§ EXERCISE AIM
From the listing below, extract every line in which the word "that" appears.

— START OF DATASET SECTION —

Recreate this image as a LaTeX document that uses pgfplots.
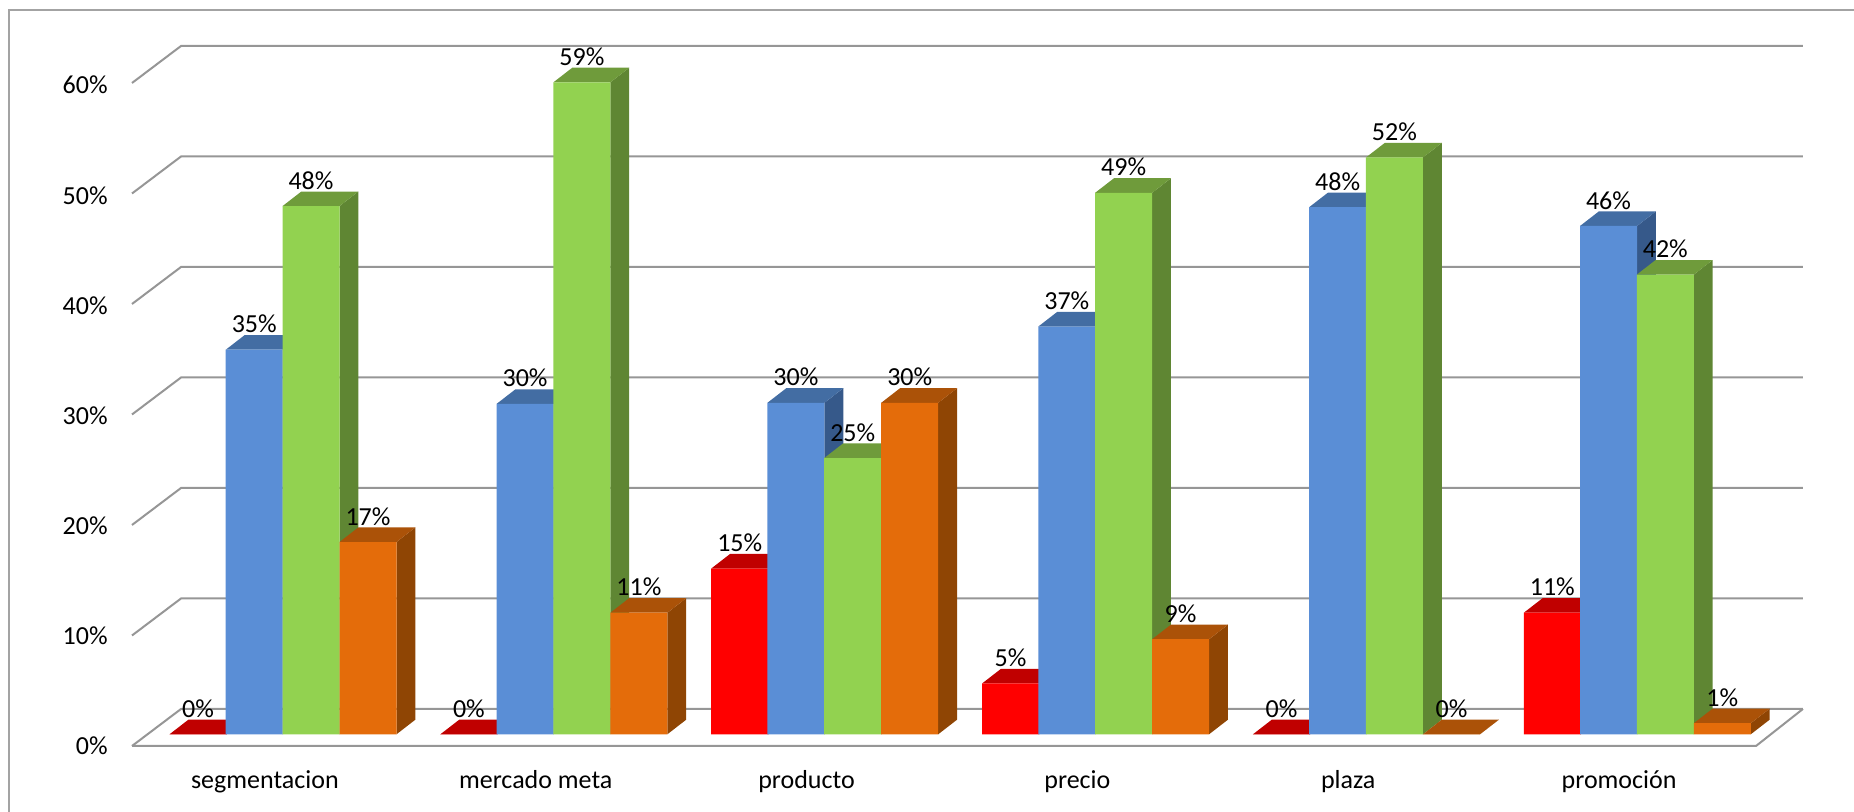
\documentclass[border=0pt]{standalone}
\usepackage{pgfplots}
\pgfplotsset{compat=1.18}
\usepackage{pgfplotstable}
\usepackage{fontspec}
\setmainfont{Carlito}

\definecolor{redF}{HTML}{FF0000}\definecolor{redT}{HTML}{C00000}\definecolor{redS}{HTML}{A00000}
\definecolor{bluF}{HTML}{5A8ED6}\definecolor{bluT}{HTML}{436DA3}\definecolor{bluS}{HTML}{36598A}
\definecolor{greF}{HTML}{92D250}\definecolor{greT}{HTML}{6F9B3B}\definecolor{greS}{HTML}{5F8633}
\definecolor{oraF}{HTML}{E46C0A}\definecolor{oraT}{HTML}{AB5208}\definecolor{oraS}{HTML}{8F4504}
\definecolor{wallgray}{HTML}{969696}
\definecolor{framegray}{HTML}{A3A3A3}

% Percentages per category, one column per series
\pgfplotstableread{
cat red  blue green orange
0   0    34.8 47.8  17.4
1   0    29.9 59.0  11.0
2   15.0 30.0 25.0  30.0
3   4.6  36.9 49.0  8.6
4   0    47.7 52.2  0
5   11.0 46.0 41.6  1.0
}\surveydata

% Oblique depth of each bar, in axis units
\newcommand\depthx{0.0695}
\newcommand\depthy{1.32}
\newcommand\halfbar{0.1052}

% Top and side faces of one series: column, x shift, top colour, side colour
\newcommand\depthfaces[4]{%
  \pgfplotsinvokeforeach{0,...,5}{%
    \pgfplotstablegetelem{##1}{#1}\of\surveydata
    \pgfmathsetmacro\barv{\pgfplotsretval}
    \pgfmathsetmacro\barl{##1+#2-\halfbar}
    \pgfmathsetmacro\barr{##1+#2+\halfbar}
    \pgfmathsetmacro\barlb{\barl+\depthx}
    \pgfmathsetmacro\barrb{\barr+\depthx}
    \pgfmathsetmacro\barvb{\barv+\depthy}
    \addplot[fill=#4, draw=none, forget plot] coordinates
      {(\barr,0) (\barr,\barv) (\barrb,\barvb) (\barrb,\depthy)} --cycle;
    \addplot[fill=#3, draw=none, forget plot] coordinates
      {(\barl,\barv) (\barr,\barv) (\barrb,\barvb) (\barlb,\barvb)} --cycle;
  }%
}

% One gridline on the back wall with its slanted side-wall segment
\newcommand\wallline[1]{%
  \pgfmathsetmacro\wy{#1-1.06}
  \pgfmathsetmacro\wyb{#1+2.29}
  \addplot[wallgray, line width=1pt, forget plot] coordinates
    {(-0.5,\wy) (-0.319,\wyb) (5.669,\wyb)};
}

\begin{document}
\begin{tikzpicture}[x=1pt,y=1pt]
\path[use as bounding box] (0,0) rectangle (927,406);
\begin{axis}[
  at={(66pt,33pt)}, anchor=south west,
  scale only axis, width=812pt, height=331.5pt,
  xmin=-0.5, xmax=5.4958, ymin=-1.06, ymax=58.94,
  clip=false,
  axis line style={draw=none},
  major tick length=0pt,
  xtick pos=bottom, ytick pos=left,
  xtick={0,1,2,3,4,5},
  xticklabels={segmentacion,mercado meta,producto,precio,plaza,promoción},
  ytick={-1.06,8.91,18.88,28.85,38.82,48.79,58.76},
  yticklabels={0\%,10\%,20\%,30\%,40\%,50\%,60\%},
  xticklabel style={anchor=base, inner sep=0pt, yshift=-21.5pt, xshift=-1.3pt},
  yticklabel style={anchor=base east, inner sep=0pt, xshift=-12pt, yshift=-4.5pt},
  tick label style={font=\fontsize{13}{15}\selectfont},
  /pgf/number format/assume math mode=true,
  nodes near coords style={font=\fontsize{13}{15}\selectfont, anchor=base, inner sep=0pt, yshift=8.45pt, text=black},
]
% Outer frame of the chart area
\addplot[framegray, line width=1pt, forget plot] coordinates {(-0.9523,-7.03) (-0.9523,65.58) (5.858,65.58)};

% Walls and floor
\wallline{0}\wallline{10}\wallline{20}\wallline{30}\wallline{40}\wallline{50}\wallline{60}
\addplot[wallgray, line width=1pt, forget plot] coordinates {(-0.5,-1.06) (5.4958,-1.06) (5.669,2.29)};

% Series are painted left to right so nearer faces cover earlier ones
\depthfaces{red}{-0.2562}{redT}{redS}
\addplot[ybar, bar width=28.5pt, bar shift=-34.7pt, fill=redF, draw=none] table[x=cat,y=red] {\surveydata};
\depthfaces{blue}{-0.0487}{bluT}{bluS}
\addplot[ybar, bar width=28.5pt, bar shift=-6.6pt, fill=bluF, draw=none] table[x=cat,y=blue] {\surveydata};
\depthfaces{green}{0.1610}{greT}{greS}
\addplot[ybar, bar width=28.5pt, bar shift=21.8pt, fill=greF, draw=none] table[x=cat,y=green] {\surveydata};
\depthfaces{orange}{0.3714}{oraT}{oraS}
\addplot[ybar, bar width=28.5pt, bar shift=50.3pt, fill=oraF, draw=none] table[x=cat,y=orange] {\surveydata};

% Value labels go last so that no face covers them
\pgfplotsset{valuelabels/.style={draw=none, mark=none, forget plot,
  nodes near coords={\pgfmathprintnumber[fixed,precision=0]{\pgfplotspointmeta}\%}}}
\addplot[valuelabels] table[x expr=\thisrow{cat}-0.2562,y=red] {\surveydata};
\addplot[valuelabels] table[x expr=\thisrow{cat}-0.0487,y=blue] {\surveydata};
\addplot[valuelabels] table[x expr=\thisrow{cat}+0.1610,y=green] {\surveydata};
\addplot[valuelabels] table[x expr=\thisrow{cat}+0.3714,y=orange] {\surveydata};
\end{axis}
\end{tikzpicture}
\end{document}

— END OF DATASET SECTION —

§ RESULT OF THIS EXERCISE
Recreate this image as a LaTeX document that uses pgfplots.
% Value labels go last so that no face covers them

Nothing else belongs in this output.